Biomedicine in museums

Curatorial and artistic techniques in investigating and presenting (biomedical) bodies

By November 27, 2009 No Comments

We are of course not the only museum that struggles with how to juggle art, science, materiality and medicine in our exhibitions. Next Friday, 4 December, the Museum of Archaeology and Anthropology at University of Cambridge is organising a most interesting afternoon symposium titled ‘Assembling Bodies: Art, Science & Imagination’.

Curators and artistic contributors to MAA’s current experimental exhibition with the same name will explore techniques of investigation and presentation — including relationships between the body and material things, the potential of exhibitions as research projects, incorporating different sensory engagements in museum display, and accommodating multiple audiences.

After an opportunity to see the current exhibition there will be four presentations:

Anita Herle, ‘Exploring the body in the arts, social and bio-medical sciences’:

How do we know, experience and create different bodies? How have different bodies been imagined, known and acted upon in different times, places and disciplinary contexts? This presentation will examine the creative potential and challenges associated with curatorial techniques of assemblage and juxtaposition.

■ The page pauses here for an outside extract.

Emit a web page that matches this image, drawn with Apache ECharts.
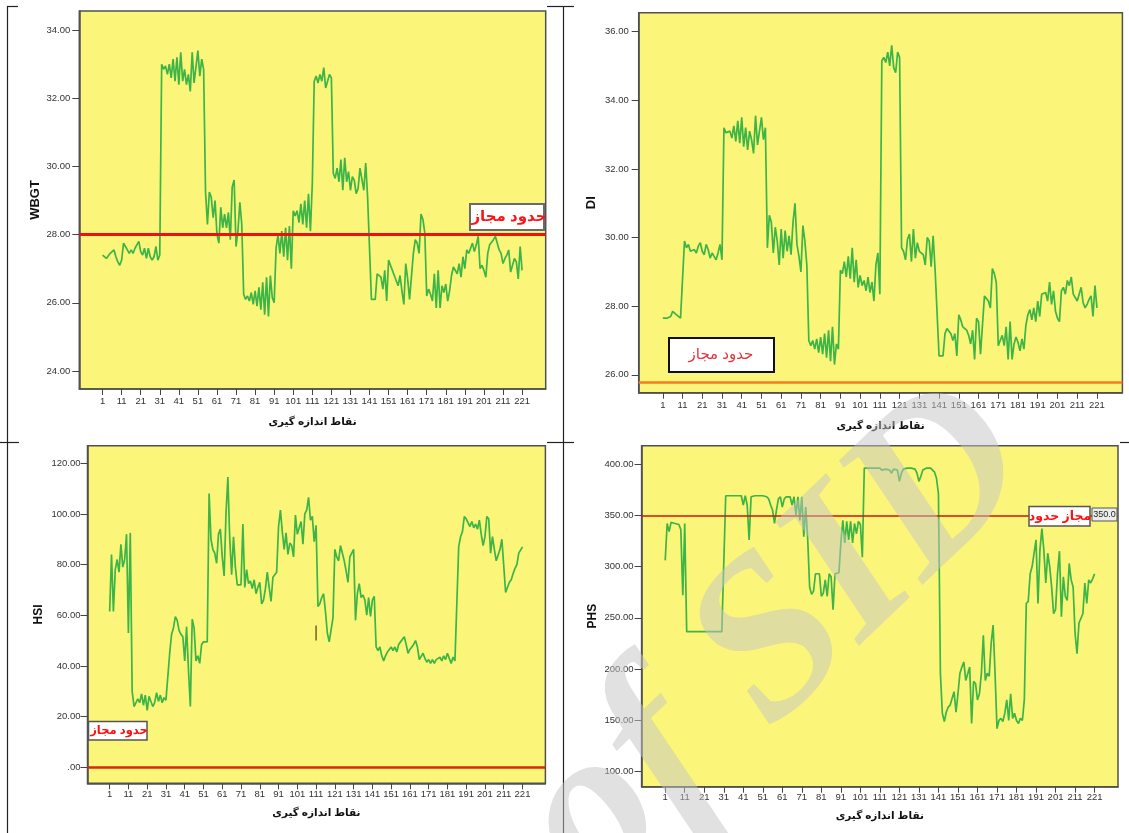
<!DOCTYPE html>
<html><head><meta charset="utf-8">
<script src="https://cdn.jsdelivr.net/npm/echarts@6/dist/echarts.min.js"></script>
<style>html,body{margin:0;padding:0;background:#fff}#c{width:1129px;height:833px}</style>
</head><body><div id="c"></div>
<script>
// ---------------- DATA ----------------
const xTicks = [1,11,21,31,41,51,61,71,81,91,101,111,121,131,141,151,161,171,181,191,201,211,221];
const wbgtTicks = [24,26,28,30,32,34];
const diTicks = [26,28,30,32,34,36];
const hsiTicks = [0,20,40,60,80,100,120];
const phsTicks = [100,150,200,250,300,350,400];

const wbgtLimit = 28;
const diLimit = 25.78;
const hsiLimit = 0;
const phsLimit = 350;
const limitText = 'حدود مجاز';
const limitTextPhs = 'مجاز حدود';
const phsLimitTag = '350.0';
const xName = 'نقاط اندازه گیری';

const wbgt = [
27.40,27.35,27.30,27.30,27.45,27.40,27.55,27.35,27.20,27.10,
27.25,27.75,27.65,27.55,27.45,27.55,27.45,27.60,27.70,27.80,
27.50,27.40,27.60,27.30,27.60,27.35,27.25,27.35,27.65,27.25,
27.40,33.00,32.85,32.95,32.70,33.00,32.60,33.15,32.50,33.20,
32.40,33.35,32.50,32.85,32.40,32.70,32.20,33.35,32.45,32.50,
33.40,32.65,33.15,32.85,29.25,28.30,29.25,29.10,28.50,29.00,
28.00,27.75,28.80,28.20,28.60,28.20,28.65,27.85,29.40,29.60,
27.65,28.10,28.95,28.30,26.25,26.10,26.20,26.05,26.30,25.95,
26.35,25.90,26.45,25.80,26.60,25.65,26.75,25.60,26.80,26.15,
26.00,27.60,28.00,27.45,28.10,27.35,28.20,27.25,28.25,27.00,
28.70,28.55,28.70,28.35,28.90,28.30,29.00,28.20,29.20,28.10,
29.50,32.50,32.65,32.45,32.70,32.50,32.90,32.30,32.25,32.70,
32.60,29.80,29.65,29.95,29.55,30.20,29.30,30.25,29.55,29.85,
29.30,29.70,29.60,29.20,29.35,29.95,30.00,29.30,30.10,29.10,
29.05,26.10,26.10,26.10,26.85,26.90,26.75,26.40,26.95,26.05,
27.25,27.10,26.95,26.80,26.75,26.50,26.80,26.35,25.95,27.15,
26.70,26.10,26.10,27.45,27.85,27.75,27.45,28.60,28.45,28.05,
26.20,26.40,26.25,26.05,26.85,25.85,26.95,25.85,26.50,26.30,
26.55,26.05,26.35,26.80,27.05,27.00,26.85,27.15,26.75,27.35,
27.00,27.55,27.45,27.60,27.75,27.50,27.70,27.95,27.00,27.10,
26.95,26.75,27.45,27.70,27.65,27.85,27.95,27.90,27.55,27.45,
27.15,27.30,27.40,27.55,26.90,27.10,27.30,27.20,26.70,27.65,
26.95];

const di = [
27.65,27.70,27.65,27.60,27.70,27.85,27.85,27.75,27.70,27.65,
27.65,29.90,29.70,29.80,29.60,29.55,29.65,29.55,29.75,29.85,
29.60,29.50,29.80,29.65,29.40,29.55,29.45,29.35,29.55,29.80,
29.35,33.20,33.05,33.00,33.10,32.90,33.25,32.80,33.40,32.75,
33.50,32.65,33.20,32.55,33.10,32.85,32.45,33.55,32.70,32.75,
33.50,32.85,33.20,29.70,30.65,30.45,29.55,30.30,29.90,29.20,
30.25,29.40,30.20,29.60,30.05,29.50,30.45,31.00,29.80,29.45,
29.00,30.35,29.90,29.20,27.00,26.85,27.00,26.75,27.05,26.65,
27.10,26.60,27.20,26.50,27.30,26.40,27.40,26.30,26.90,26.75,
29.05,28.95,29.30,28.85,29.45,28.80,29.70,28.70,29.35,28.55,
28.90,28.60,28.75,28.45,28.85,28.40,28.70,28.15,29.20,29.55,
28.35,35.15,35.25,35.10,35.40,35.00,35.60,34.95,34.80,35.40,
35.25,29.70,29.60,29.35,29.95,30.10,29.30,30.25,29.40,29.85,
29.60,29.65,29.50,29.20,30.00,29.90,29.15,30.05,29.05,29.05,
26.55,26.55,26.55,27.20,27.35,27.30,27.20,27.00,27.20,26.55,
27.75,27.60,27.40,27.35,27.30,27.15,26.90,27.30,26.45,27.65,
27.55,26.60,26.60,28.30,28.35,28.15,27.95,29.10,28.95,28.70,
26.85,27.00,27.15,26.85,27.40,26.45,27.55,26.45,26.90,27.10,
26.95,26.70,27.05,26.75,27.45,27.75,27.90,27.60,27.95,27.55,
28.15,27.70,28.35,28.30,28.40,28.15,28.70,28.05,28.45,27.85,
27.65,27.55,28.45,28.55,28.35,28.75,28.60,28.85,28.35,28.30,
28.15,28.35,28.55,28.10,27.95,28.05,28.20,28.30,27.70,28.60,
27.95];

const hsi = [
61.5,84.0,61.5,78.0,82.0,77.0,88.0,79.0,82.0,92.0,
53.0,92.5,30.0,24.0,24.5,27.0,25.5,29.0,24.5,28.5,
22.5,28.0,26.0,24.0,25.5,29.5,26.0,28.5,25.5,27.5,
26.5,27.0,45.0,52.5,55.0,59.5,58.0,54.0,52.5,51.5,
42.0,55.5,38.5,24.0,58.5,55.0,42.0,44.0,41.0,48.5,
49.5,50.0,49.5,108.0,90.0,86.0,84.5,80.5,92.0,94.0,
83.0,75.5,100.0,114.5,90.0,76.0,91.0,79.0,72.0,71.5,
72.0,96.0,71.0,78.0,72.5,73.5,70.5,74.0,68.5,71.0,
73.0,64.5,66.0,70.5,77.0,71.0,65.5,75.0,75.5,77.0,
95.0,101.5,93.0,86.0,92.5,84.0,88.5,87.5,83.0,99.5,
92.0,91.5,97.0,88.0,100.0,101.5,106.5,97.5,99.0,89.0,
95.5,63.5,64.5,67.0,68.5,61.5,53.0,49.5,50.0,59.0,
86.0,83.0,81.5,87.5,88.0,81.5,77.5,73.0,83.0,84.5,
86.0,58.0,68.5,72.5,67.0,68.0,66.0,60.0,67.0,59.5,
66.0,67.5,47.5,46.0,47.5,44.0,42.0,44.0,45.5,46.5,
47.5,46.0,47.5,45.5,48.5,49.5,49.0,51.5,48.5,45.0,
46.5,47.5,48.5,50.0,47.5,42.5,43.0,45.0,43.0,41.5,
42.5,41.0,42.5,41.0,42.5,42.0,43.5,42.0,44.0,42.5,
45.0,43.0,41.0,43.5,42.0,41.5,87.0,91.0,93.0,99.0,
98.0,96.5,95.0,97.0,94.5,96.0,94.0,97.5,92.0,87.5,
91.0,99.0,98.0,84.5,91.0,86.0,81.5,82.0,86.0,90.0,
90.5,69.0,68.5,73.0,74.0,76.5,78.5,80.0,84.5,84.0,
87.0];
const hsiMarkPoint = 111;
const hsiMarkRange = [50, 56];

const phs = [
306,342,334,343,342,342,342,341,336,272,
342,236.5,236.5,236.5,236.5,236.5,236.5,236.5,236.5,236.5,
236.5,236.5,236.5,236.5,236.5,236.5,236.5,236.5,236.5,236.5,
236.5,369,369,369,369,369,369,369,369,369,
360,369,360,326,368,369,369,368,369,369,
369,369,368,366,360,355,342,355,366,368,
358,366,368,369,368,360,368,350,368,345,
368,329,358,327,280,273,276,293,293,293,
271,274,287,271,293,290,258,293,293,294,
323,345,323,344,326,344,323,342,332,344,
341,309,396,396,396,396,396,396,396,396,
396,394,395,395,395,394,391,395,395,394,
383,391,395,396,396,396,396,396,395,391,
383,388,394,395,396,395,396,396,392,386,
371,196,157,149,158,163,165,166,178,158,
176,196,202,207,189,188,202,147,188,186,
170,176,196,233,189,196,193,225,243,196,
142,150,152,149,157,170,150,176,152,157,
150,147,152,150,170,264,266,293,300,313,
326,264,316,337,316,284,313,300,280,254,
258,293,315,251,290,271,267,303,287,280,
235,215,245,246,254,284,264,287,284,288,
293];

// ---------------- STYLE / LAYOUT ----------------
const FONT = 'Arial, "Liberation Sans", "DejaVu Sans", sans-serif';
const YELLOW = '#fbf67a';
const GREEN = '#3cb446';
const FRAME = '#505050';

const panels = [
  {grid:{left:79.3, top:11, width:466.4, height:378}, xMin:-11.2, xMax:233.4, yMin:23.47, yMax:34.56, ticks:wbgtTicks, name:'WBGT', nameSize:13, yGap:37, yMargin:9, xMargin:7, xNameGap:28, data:wbgt, limit:wbgtLimit, limitColor:'#ee1111', limitWidth:3},
  {grid:{left:638.7, top:12.7, width:483.7, height:380}, xMin:-11.2, xMax:233.9, yMin:25.48, yMax:36.55, ticks:diTicks, name:'DI', nameSize:13, yGap:41, yMargin:10, xMargin:8, xNameGap:28, data:di, limit:diLimit, limitColor:'#f47a20', limitWidth:2.5},
  {grid:{left:87.5, top:445.7, width:457.9, height:337.6}, xMin:-10.8, xMax:233.2, yMin:-6.3, yMax:126.9, ticks:hsiTicks, name:'HSI', nameSize:12, yGap:43, yMargin:7, xMargin:6, xNameGap:24, data:hsi, limit:hsiLimit, limitColor:'#d42a10', limitWidth:2.5},
  {grid:{left:641.6, top:445.7, width:476.4, height:341}, xMin:-11.1, xMax:233, yMin:85.4, yMax:417.8, ticks:phsTicks, name:'PHS', nameSize:12, yGap:43, yMargin:8, xMargin:6, xNameGap:24, data:phs, limit:phsLimit, limitColor:'#cc1414', limitWidth:1.6}
];

const fmtY = v => (v === 0 ? '.00' : v.toFixed(2));

const option = {
  animation:false,
  backgroundColor:'#ffffff',
  grid: panels.map(p => Object.assign({show:true, backgroundColor:YELLOW, borderColor:FRAME, borderWidth:1.5, containLabel:false}, p.grid)),
  xAxis: panels.map((p,i) => ({
    type:'value', gridIndex:i, min:p.xMin, max:p.xMax,
    name:xName, nameLocation:'middle', nameGap:p.xNameGap,
    nameTextStyle:{fontFamily:FONT, fontWeight:'bold', fontSize:10.5, color:'#111'},
    axisLine:{show:true, onZero:false, lineStyle:{color:FRAME, width:1.5}},
    axisTick:{show:true, length:6, customValues:xTicks, lineStyle:{color:'#444', width:1}},
    axisLabel:{show:true, customValues:xTicks, margin:p.xMargin, fontFamily:FONT, fontSize:9.5, color:'#333', formatter:v=>String(v)},
    splitLine:{show:false}
  })),
  yAxis: panels.map((p,i) => ({
    type:'value', gridIndex:i, min:p.yMin, max:p.yMax,
    name:p.name, nameLocation:'middle', nameGap:p.yGap, nameRotate:90,
    nameTextStyle:{fontFamily:FONT, fontWeight:'bold', fontSize:p.nameSize, color:'#111'},
    axisLine:{show:true, onZero:false, lineStyle:{color:FRAME, width:1.5}},
    axisTick:{show:true, length:7, customValues:p.ticks, lineStyle:{color:'#444', width:1}},
    axisLabel:{show:true, customValues:p.ticks, margin:p.yMargin, fontFamily:FONT, fontSize:9.5, color:'#333', formatter:fmtY},
    splitLine:{show:false}
  })),
  series: panels.map((p,i) => ({
    type:'line', xAxisIndex:i, yAxisIndex:i,
    data:p.data.map((v,k)=>[k+1, v]),
    symbol:'none', smooth:false, z:3,
    lineStyle:{color:GREEN, width:1.7},
    markLine:{silent:true, symbol:'none', animation:false, z:4,
      label:{show:false},
      lineStyle:{color:p.limitColor, width:p.limitWidth, type:'solid'},
      data:[{yAxis:p.limit}]}
  })).concat([{
    type:'line', xAxisIndex:2, yAxisIndex:2, symbol:'none', z:4,
    lineStyle:{color:'#6e6224', width:1.5},
    data:[[hsiMarkPoint, hsiMarkRange[0]],[hsiMarkPoint, hsiMarkRange[1]]]
  }]),
  graphic: [
    // table frame fragments
    {type:'line', shape:{x1:7.5,y1:6,x2:7.5,y2:833}, style:{stroke:'#222', lineWidth:1.2}, z:50},
    {type:'line', shape:{x1:563.5,y1:6,x2:563.5,y2:833}, style:{stroke:'#222', lineWidth:1.2}, z:50},
    {type:'line', shape:{x1:7,y1:6.5,x2:18,y2:6.5}, style:{stroke:'#222', lineWidth:1.2}, z:50},
    {type:'line', shape:{x1:547,y1:6.5,x2:574,y2:6.5}, style:{stroke:'#222', lineWidth:1.2}, z:50},
    {type:'line', shape:{x1:0,y1:442.5,x2:19,y2:442.5}, style:{stroke:'#222', lineWidth:1.2}, z:50},
    {type:'line', shape:{x1:547,y1:442.5,x2:574,y2:442.5}, style:{stroke:'#222', lineWidth:1.2}, z:50},
    {type:'line', shape:{x1:1120,y1:442.5,x2:1129,y2:442.5}, style:{stroke:'#222', lineWidth:1.2}, z:50},
    // limit label boxes
    {type:'rect', shape:{x:470, y:204, width:74, height:26}, style:{fill:'#ffffff', stroke:'#6a6a6a', lineWidth:2}, z:60},
    {type:'text', x:509, y:217, style:{text:limitText, font:'bold 15px '+FONT, fill:'#ff1414', textAlign:'center', textVerticalAlign:'middle'}, z:61},
    {type:'rect', shape:{x:669, y:338, width:105, height:34}, style:{fill:'#ffffff', stroke:'#111', lineWidth:2}, z:60},
    {type:'text', x:721, y:355, style:{text:limitText, font:'15px '+FONT, fill:'#e0353d', textAlign:'center', textVerticalAlign:'middle'}, z:61},
    {type:'rect', shape:{x:88.5, y:721.5, width:58.5, height:18.5}, style:{fill:'#ffffff', stroke:'#555', lineWidth:1.5}, z:60},
    {type:'text', x:119, y:731, style:{text:limitText, font:'bold 11.5px '+FONT, fill:'#ff1010', textAlign:'center', textVerticalAlign:'middle'}, z:61},
    {type:'rect', shape:{x:1029, y:506.5, width:61, height:19.5}, style:{fill:'#ffffff', stroke:'#555', lineWidth:1.5}, z:60},
    {type:'text', x:1060, y:516.5, style:{text:limitTextPhs, font:'bold 12.5px '+FONT, fill:'#ff1010', textAlign:'center', textVerticalAlign:'middle'}, z:61},
    {type:'rect', shape:{x:1092, y:508, width:25, height:13}, style:{fill:'#ececec', stroke:'#555', lineWidth:1}, z:60},
    {type:'text', x:1104.5, y:514.5, style:{text:phsLimitTag, font:'9px '+FONT, fill:'#222', textAlign:'center', textVerticalAlign:'middle'}, z:61},
    // watermark
    {type:'group', x:632, y:939, rotation:0.765, z:100, children:[
      {type:'text', x:0, y:0, style:{text:'of SID', font:'italic bold 225px "Liberation Serif", "DejaVu Serif", serif', fill:'rgba(195,195,195,0.5)', textAlign:'left', textVerticalAlign:'bottom'}, z:100}
    ]}
  ]
};

const chart = echarts.init(document.getElementById('c'), null, {renderer:'canvas'});
chart.setOption(option);
</script>
</body></html>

Mark Elliott, ‘Putting the pieces together: negotiating parts and wholes in Assembling Bodies’:

Exhibits about the measurement, classification and distribution of bodies highlight ways in which fragments, measurements or representations can ‘stand’ in for larger categories or entities, such as body, type, or human. This paper considers how the curators negotiated the relationship between parts and wholes, highlight the contingency as well as the potency of some of the technologies that make bodies visible.

Jocelyne Dudding, ‘Shifting images: Using ‘anthropometric’ photographs in museum display’:

This paper discusses the historic use of ‘anthropometric’ photography in the collecting and classifying of information of human bodies. It explores how anthropometric methods of photography were followed in some instances, and resisted or ignored in others, why other photographs were recontextualised and used as ‘anthropometric’, and how contemporary artists have responded to such classification.

Bonnie Kemske, ‘Capturing the Embrace: a sculptural engagement with Merleau-Ponty’s ‘lived experience’:

The inclusion of ceramic ‘hugs’ in Assembling Bodies challenges the dominance of the visual within exhibitions, makes us question our perceptions, and leads us to a more engaged understanding of personal relationships to art. Capturing the embrace as ‘cast hugs’ engages the body’s sense of touch as a way to merge the body as subject with the sculptural object: ‘… not the thing on its own, but the experience of the thing.’ [Merleau-Ponty 1962]

Admission is free, but spaces are limited. Mail to reserve a place. If it wasn’t for the damned carbon footprint I would be tempted to fly Easyjet Cph-Stansted-Cph for a one-day trip. Why not videocast the presentations?